A block of data:
————

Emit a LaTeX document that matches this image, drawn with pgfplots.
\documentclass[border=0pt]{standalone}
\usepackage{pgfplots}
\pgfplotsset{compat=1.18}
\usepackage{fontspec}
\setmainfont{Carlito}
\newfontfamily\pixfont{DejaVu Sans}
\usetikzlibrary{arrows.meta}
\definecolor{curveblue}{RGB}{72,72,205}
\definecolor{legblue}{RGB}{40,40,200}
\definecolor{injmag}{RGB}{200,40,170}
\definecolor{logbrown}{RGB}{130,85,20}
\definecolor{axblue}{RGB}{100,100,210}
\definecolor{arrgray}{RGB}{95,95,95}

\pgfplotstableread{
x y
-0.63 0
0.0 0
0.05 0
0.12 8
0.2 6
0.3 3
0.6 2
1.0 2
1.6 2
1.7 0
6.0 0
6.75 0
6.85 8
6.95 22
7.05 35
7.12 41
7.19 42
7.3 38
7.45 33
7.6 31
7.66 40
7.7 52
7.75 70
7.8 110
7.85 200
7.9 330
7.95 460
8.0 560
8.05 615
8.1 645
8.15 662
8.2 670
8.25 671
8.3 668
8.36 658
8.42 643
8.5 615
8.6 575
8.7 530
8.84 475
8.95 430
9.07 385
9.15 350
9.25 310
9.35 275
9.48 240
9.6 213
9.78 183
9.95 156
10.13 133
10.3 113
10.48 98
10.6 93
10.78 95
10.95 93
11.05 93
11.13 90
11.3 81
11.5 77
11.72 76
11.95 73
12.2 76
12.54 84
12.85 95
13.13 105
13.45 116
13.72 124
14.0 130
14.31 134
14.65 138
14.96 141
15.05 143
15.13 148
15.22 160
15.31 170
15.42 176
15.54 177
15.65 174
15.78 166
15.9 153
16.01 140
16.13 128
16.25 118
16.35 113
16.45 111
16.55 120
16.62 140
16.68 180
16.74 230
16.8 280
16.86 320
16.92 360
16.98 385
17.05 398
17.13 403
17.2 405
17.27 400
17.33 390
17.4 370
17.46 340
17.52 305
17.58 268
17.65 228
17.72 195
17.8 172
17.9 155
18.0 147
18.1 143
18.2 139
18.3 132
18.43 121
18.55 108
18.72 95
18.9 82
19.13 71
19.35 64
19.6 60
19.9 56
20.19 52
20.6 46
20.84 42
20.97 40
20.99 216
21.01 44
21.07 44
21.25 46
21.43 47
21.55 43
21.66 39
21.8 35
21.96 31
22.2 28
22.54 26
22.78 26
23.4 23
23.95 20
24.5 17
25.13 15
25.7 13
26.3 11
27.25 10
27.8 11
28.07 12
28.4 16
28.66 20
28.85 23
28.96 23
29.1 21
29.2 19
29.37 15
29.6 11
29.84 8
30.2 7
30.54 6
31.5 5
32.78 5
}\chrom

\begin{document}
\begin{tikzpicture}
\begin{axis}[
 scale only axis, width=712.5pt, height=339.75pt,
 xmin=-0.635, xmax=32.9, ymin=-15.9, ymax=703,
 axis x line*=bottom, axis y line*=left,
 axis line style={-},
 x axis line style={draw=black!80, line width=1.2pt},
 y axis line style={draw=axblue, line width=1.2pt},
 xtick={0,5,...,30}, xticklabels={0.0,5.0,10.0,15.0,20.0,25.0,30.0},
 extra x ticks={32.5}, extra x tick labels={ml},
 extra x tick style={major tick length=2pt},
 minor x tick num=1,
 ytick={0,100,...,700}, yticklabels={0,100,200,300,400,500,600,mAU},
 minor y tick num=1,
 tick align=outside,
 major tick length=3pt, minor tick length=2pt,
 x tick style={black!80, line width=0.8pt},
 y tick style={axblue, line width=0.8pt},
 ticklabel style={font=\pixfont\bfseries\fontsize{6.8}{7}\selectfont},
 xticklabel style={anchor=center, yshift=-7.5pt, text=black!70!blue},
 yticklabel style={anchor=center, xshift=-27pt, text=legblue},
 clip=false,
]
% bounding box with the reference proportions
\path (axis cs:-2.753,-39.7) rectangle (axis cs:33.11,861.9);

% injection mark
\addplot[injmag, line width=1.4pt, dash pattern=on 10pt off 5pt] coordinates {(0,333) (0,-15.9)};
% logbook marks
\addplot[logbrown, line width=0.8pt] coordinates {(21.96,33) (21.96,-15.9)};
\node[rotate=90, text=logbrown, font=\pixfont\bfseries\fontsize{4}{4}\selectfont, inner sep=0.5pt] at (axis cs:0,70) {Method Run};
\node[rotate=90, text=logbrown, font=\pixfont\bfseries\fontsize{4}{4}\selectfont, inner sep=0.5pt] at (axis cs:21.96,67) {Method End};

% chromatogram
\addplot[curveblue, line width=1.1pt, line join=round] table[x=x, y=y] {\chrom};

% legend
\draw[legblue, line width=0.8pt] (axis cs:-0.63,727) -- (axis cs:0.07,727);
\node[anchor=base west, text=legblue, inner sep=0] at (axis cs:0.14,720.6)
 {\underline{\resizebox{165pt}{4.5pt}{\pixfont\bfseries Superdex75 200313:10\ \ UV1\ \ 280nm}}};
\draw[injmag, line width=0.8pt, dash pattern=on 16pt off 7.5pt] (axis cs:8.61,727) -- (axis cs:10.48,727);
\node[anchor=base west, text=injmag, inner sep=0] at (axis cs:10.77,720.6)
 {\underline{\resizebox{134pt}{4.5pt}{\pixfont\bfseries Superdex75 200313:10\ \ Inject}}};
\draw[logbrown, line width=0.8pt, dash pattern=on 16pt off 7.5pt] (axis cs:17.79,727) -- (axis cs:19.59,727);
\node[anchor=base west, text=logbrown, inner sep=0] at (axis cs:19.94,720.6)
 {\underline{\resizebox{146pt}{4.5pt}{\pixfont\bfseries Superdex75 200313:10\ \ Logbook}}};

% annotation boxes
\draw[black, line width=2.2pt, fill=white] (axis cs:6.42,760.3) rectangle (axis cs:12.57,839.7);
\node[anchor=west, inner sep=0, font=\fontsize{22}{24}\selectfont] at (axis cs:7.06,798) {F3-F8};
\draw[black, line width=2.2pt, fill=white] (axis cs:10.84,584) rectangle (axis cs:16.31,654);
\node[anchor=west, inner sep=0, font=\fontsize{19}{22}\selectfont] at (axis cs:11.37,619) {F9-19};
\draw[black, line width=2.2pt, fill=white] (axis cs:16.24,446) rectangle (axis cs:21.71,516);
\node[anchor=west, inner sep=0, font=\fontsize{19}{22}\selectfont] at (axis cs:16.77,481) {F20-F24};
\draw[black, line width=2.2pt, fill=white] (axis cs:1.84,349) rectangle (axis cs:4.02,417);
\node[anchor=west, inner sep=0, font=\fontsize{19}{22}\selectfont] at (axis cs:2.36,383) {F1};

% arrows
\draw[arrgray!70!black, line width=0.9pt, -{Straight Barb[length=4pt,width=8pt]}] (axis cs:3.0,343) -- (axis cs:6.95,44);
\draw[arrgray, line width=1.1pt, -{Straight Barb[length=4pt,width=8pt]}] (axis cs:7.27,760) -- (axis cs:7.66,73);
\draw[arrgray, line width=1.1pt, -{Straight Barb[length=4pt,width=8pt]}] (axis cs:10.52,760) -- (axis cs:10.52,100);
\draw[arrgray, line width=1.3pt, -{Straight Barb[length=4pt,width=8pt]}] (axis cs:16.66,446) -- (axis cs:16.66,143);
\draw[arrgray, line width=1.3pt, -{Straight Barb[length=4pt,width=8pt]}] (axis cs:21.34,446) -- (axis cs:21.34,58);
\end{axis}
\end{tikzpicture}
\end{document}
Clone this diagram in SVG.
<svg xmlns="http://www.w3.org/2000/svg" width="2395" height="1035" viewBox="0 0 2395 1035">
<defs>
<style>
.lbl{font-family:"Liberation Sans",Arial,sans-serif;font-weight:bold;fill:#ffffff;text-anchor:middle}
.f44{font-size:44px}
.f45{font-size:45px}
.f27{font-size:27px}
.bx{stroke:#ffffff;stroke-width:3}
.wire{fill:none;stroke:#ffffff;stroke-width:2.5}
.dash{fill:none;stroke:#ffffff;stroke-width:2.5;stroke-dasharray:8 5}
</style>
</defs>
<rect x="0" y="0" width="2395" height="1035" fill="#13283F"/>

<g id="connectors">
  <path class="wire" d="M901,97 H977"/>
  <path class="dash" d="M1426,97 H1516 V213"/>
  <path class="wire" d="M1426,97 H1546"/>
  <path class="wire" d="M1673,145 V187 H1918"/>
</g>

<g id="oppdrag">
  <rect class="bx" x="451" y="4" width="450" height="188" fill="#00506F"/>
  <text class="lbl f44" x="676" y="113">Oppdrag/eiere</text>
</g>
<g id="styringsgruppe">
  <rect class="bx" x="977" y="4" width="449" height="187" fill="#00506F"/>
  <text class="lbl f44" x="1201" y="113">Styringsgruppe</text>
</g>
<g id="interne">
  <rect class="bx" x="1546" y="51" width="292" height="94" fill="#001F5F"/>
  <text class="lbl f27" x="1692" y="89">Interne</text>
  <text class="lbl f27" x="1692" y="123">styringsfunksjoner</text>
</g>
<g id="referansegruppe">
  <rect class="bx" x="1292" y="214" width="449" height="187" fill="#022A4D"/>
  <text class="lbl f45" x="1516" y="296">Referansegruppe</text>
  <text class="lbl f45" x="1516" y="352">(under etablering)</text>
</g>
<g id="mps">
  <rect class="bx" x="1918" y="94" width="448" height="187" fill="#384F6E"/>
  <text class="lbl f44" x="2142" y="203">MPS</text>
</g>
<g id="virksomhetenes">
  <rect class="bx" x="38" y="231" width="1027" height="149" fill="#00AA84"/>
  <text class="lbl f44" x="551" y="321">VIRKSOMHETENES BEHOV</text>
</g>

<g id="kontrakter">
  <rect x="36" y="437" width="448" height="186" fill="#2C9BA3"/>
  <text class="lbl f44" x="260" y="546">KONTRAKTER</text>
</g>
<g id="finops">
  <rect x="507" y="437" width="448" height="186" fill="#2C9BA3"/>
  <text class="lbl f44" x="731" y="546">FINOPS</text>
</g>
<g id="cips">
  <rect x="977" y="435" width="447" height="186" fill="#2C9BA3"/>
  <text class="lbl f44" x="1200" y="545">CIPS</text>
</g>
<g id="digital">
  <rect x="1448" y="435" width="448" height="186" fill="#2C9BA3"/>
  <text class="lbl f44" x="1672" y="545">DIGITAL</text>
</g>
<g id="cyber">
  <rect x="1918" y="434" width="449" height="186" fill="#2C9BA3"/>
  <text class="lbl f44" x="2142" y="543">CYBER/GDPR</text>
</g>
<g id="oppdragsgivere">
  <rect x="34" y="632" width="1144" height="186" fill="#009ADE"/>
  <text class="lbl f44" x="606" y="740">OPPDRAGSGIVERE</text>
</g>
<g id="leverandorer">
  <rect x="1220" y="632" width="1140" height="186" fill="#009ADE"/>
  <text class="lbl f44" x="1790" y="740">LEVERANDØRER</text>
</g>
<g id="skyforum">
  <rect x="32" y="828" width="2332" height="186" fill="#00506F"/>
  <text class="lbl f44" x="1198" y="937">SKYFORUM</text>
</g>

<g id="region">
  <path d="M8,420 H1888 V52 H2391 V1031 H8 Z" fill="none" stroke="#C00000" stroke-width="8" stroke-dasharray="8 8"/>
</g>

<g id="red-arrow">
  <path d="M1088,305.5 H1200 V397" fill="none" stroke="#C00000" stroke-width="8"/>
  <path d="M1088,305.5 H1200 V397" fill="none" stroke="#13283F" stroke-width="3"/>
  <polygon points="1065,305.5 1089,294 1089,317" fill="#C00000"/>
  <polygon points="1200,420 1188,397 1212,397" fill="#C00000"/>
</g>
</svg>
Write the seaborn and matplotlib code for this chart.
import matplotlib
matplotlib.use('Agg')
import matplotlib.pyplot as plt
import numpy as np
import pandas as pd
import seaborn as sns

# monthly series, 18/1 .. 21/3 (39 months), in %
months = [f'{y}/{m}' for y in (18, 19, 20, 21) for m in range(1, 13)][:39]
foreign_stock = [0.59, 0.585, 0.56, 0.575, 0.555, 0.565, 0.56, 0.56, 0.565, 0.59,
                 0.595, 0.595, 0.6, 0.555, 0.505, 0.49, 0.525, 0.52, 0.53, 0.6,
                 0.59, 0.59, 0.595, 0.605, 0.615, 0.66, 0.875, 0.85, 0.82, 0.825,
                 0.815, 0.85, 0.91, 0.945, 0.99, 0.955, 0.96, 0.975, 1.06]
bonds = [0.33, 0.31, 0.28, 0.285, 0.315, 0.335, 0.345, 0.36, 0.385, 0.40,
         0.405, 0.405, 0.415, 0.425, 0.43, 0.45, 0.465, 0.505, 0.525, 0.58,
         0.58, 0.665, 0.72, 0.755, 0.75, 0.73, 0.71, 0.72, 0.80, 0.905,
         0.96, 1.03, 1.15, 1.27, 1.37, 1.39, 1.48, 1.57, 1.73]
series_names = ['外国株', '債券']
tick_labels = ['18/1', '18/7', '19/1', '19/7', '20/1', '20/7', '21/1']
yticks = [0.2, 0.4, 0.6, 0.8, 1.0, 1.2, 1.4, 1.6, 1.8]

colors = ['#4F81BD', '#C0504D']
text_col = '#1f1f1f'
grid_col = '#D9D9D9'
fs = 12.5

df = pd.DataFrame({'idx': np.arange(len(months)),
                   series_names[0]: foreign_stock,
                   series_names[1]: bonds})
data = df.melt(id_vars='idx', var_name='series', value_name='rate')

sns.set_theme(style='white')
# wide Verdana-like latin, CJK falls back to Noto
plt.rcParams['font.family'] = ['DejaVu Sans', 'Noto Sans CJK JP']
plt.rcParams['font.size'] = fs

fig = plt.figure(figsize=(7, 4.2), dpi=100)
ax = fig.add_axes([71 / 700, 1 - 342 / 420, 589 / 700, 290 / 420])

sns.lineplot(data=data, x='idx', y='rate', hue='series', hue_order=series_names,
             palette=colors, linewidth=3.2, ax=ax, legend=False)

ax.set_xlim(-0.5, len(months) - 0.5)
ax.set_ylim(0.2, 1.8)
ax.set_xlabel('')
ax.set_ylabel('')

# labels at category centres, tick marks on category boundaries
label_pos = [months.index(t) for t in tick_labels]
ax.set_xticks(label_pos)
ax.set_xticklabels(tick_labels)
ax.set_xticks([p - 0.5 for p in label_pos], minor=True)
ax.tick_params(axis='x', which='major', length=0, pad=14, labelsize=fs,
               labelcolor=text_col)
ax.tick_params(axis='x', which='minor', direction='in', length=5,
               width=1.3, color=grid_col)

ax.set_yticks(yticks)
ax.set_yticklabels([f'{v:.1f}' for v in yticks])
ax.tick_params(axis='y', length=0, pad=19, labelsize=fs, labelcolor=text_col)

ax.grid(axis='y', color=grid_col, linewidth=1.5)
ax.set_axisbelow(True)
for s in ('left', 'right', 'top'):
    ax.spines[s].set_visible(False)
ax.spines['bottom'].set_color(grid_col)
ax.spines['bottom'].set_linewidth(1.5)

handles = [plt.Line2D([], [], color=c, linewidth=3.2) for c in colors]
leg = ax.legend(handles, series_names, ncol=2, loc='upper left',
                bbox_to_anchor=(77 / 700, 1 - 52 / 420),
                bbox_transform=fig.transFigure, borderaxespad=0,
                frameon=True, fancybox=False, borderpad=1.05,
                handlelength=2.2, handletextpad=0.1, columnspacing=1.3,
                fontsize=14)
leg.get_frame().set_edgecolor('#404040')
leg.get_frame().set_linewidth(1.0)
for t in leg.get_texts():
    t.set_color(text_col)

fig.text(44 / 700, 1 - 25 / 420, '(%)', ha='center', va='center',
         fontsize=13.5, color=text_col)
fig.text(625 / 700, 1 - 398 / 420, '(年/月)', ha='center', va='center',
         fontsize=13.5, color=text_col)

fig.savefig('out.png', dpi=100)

————

Within the listing above, locate the line containing "Write the seaborn" and the line containing "import seaborn as sns". Reproduce those two lines and all lines between them exactly, with nothing added.

Write the seaborn and matplotlib code for this chart.
import matplotlib
matplotlib.use('Agg')
import matplotlib.pyplot as plt
import numpy as np
import pandas as pd
import seaborn as sns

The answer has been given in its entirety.